> [Directions]:
Can you transcribe every line exactly and leave the pictures behind?

§

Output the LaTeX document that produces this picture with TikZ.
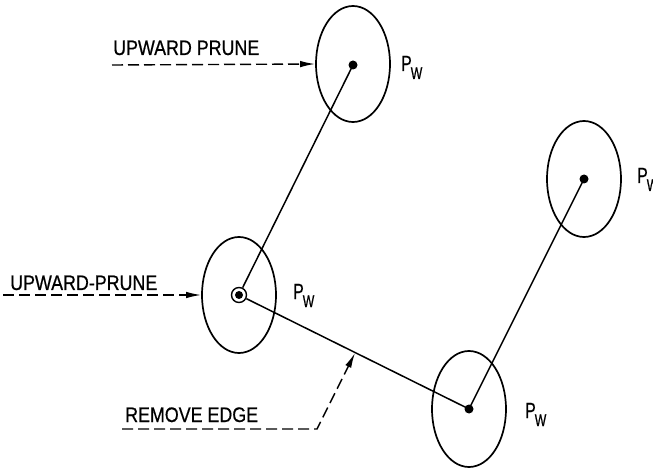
\documentclass[tikz,border=0pt]{standalone}
\usepackage{fontspec}
\newfontfamily\lab[FakeStretch=0.85,FakeBold=0.6]{Liberation Sans}
\newfontfamily\pwfont[FakeStretch=0.72,FakeBold=0.6]{Liberation Sans}
\newcommand{\pwlabel}{{\pwfont\fontsize{22}{22}\selectfont P\kern-1pt\raisebox{-8pt}{\fontsize{17}{17}\selectfont W}}}
\usetikzlibrary{shapes.geometric,arrows.meta}
\begin{document}
\begin{tikzpicture}[x=1pt,y=-1pt,
  region/.style={draw,line width=1.7pt,ellipse,minimum width=74pt,minimum height=116pt,inner sep=0pt},
  vdot/.style={circle,fill,inner sep=0pt,minimum size=9pt},
  edge/.style={line width=1.5pt},
  pointer/.style={line width=1.4pt,dash pattern=on 11pt off 5pt,-{Latex[length=15pt,width=6.5pt]}},
  txt/.style={font=\lab\fontsize{21}{21}\selectfont,inner sep=0pt,anchor=base west},
  pw/.style={inner sep=0pt,anchor=base west}]
\useasboundingbox (0,0) rectangle (653,470);
% regions
\node[region] (e1) at (353,64) {};
\node[region] (e2) at (239,295) {};
\node[region] (e3) at (469,409) {};
\node[region] (e4) at (584,179) {};
% vertices
\node[vdot] (v1) at (353,65) {};
\node[vdot,minimum size=8pt] (v2) at (239,295) {};
\node[circle,draw,line width=1.4pt,minimum size=15pt,inner sep=0pt] (v2o) at (239,295) {};
\node[vdot] (v3) at (469,409) {};
\node[vdot] (v4) at (584,179) {};
% edges
\draw[edge] (v1.center) -- (v2o);
\draw[edge] (v2o) -- (v3.center);
\draw[edge] (v3.center) -- (v4.center);
% labels P_W
\node[pw] (p1) at (401,71) {\pwlabel};
\node[pw] (p2) at (293,299) {\pwlabel};
\node[pw] (p3) at (525,418) {\pwlabel};
\node[pw] (p4) at (637,183) {\pwlabel};
% annotations
\node[txt] (t1) at (113,55) {UPWARD PRUNE};
\coordinate (a1) at (112,65);
\draw[pointer] (a1) -- (e1.west);
\node[txt] (t2) at (10,290) {UPWARD-PRUNE};
\coordinate (a2) at (3,295);
\draw[pointer] (a2) -- (e2.west);
\node[txt] (t3) at (125,422) {REMOVE EDGE};
\coordinate (a3) at (122,429);
\coordinate (b3) at (317,429);
\coordinate (c3) at (355,353);
\draw[pointer] (a3) -- (b3) -- (c3);
\end{tikzpicture}
\end{document}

§

> [Result for this task]:
Output the LaTeX document that produces this picture with TikZ.
\documentclass[tikz,border=0pt]{standalone}
\usepackage{fontspec}
\newfontfamily\lab[FakeStretch=0.85,FakeBold=0.6]{Liberation Sans}
\newfontfamily\pwfont[FakeStretch=0.72,FakeBold=0.6]{Liberation Sans}
\newcommand{\pwlabel}{{\pwfont\fontsize{22}{22}\selectfont P\kern-1pt\raisebox{-8pt}{\fontsize{17}{17}\selectfont W}}}
\usetikzlibrary{shapes.geometric,arrows.meta}
\begin{document}
\begin{tikzpicture}[x=1pt,y=-1pt,
  region/.style={draw,line width=1.7pt,ellipse,minimum width=74pt,minimum height=116pt,inner sep=0pt},
  vdot/.style={circle,fill,inner sep=0pt,minimum size=9pt},
  edge/.style={line width=1.5pt},
  pointer/.style={line width=1.4pt,dash pattern=on 11pt off 5pt,-{Latex[length=15pt,width=6.5pt]}},
  txt/.style={font=\lab\fontsize{21}{21}\selectfont,inner sep=0pt,anchor=base west},
  pw/.style={inner sep=0pt,anchor=base west}]
\useasboundingbox (0,0) rectangle (653,470);
% regions
\node[region] (e1) at (353,64) {};
\node[region] (e2) at (239,295) {};
\node[region] (e3) at (469,409) {};
\node[region] (e4) at (584,179) {};
% vertices
\node[vdot] (v1) at (353,65) {};
\node[vdot,minimum size=8pt] (v2) at (239,295) {};
\node[circle,draw,line width=1.4pt,minimum size=15pt,inner sep=0pt] (v2o) at (239,295) {};
\node[vdot] (v3) at (469,409) {};
\node[vdot] (v4) at (584,179) {};
% edges
\draw[edge] (v1.center) -- (v2o);
\draw[edge] (v2o) -- (v3.center);
\draw[edge] (v3.center) -- (v4.center);
% labels P_W
\node[pw] (p1) at (401,71) {\pwlabel};
\node[pw] (p2) at (293,299) {\pwlabel};
\node[pw] (p3) at (525,418) {\pwlabel};
\node[pw] (p4) at (637,183) {\pwlabel};
% annotations
\node[txt] (t1) at (113,55) {UPWARD PRUNE};
\coordinate (a1) at (112,65);
\draw[pointer] (a1) -- (e1.west);
\node[txt] (t2) at (10,290) {UPWARD-PRUNE};
\coordinate (a2) at (3,295);
\draw[pointer] (a2) -- (e2.west);
\node[txt] (t3) at (125,422) {REMOVE EDGE};
\coordinate (a3) at (122,429);
\coordinate (b3) at (317,429);
\coordinate (c3) at (355,353);
\draw[pointer] (a3) -- (b3) -- (c3);
\end{tikzpicture}
\end{document}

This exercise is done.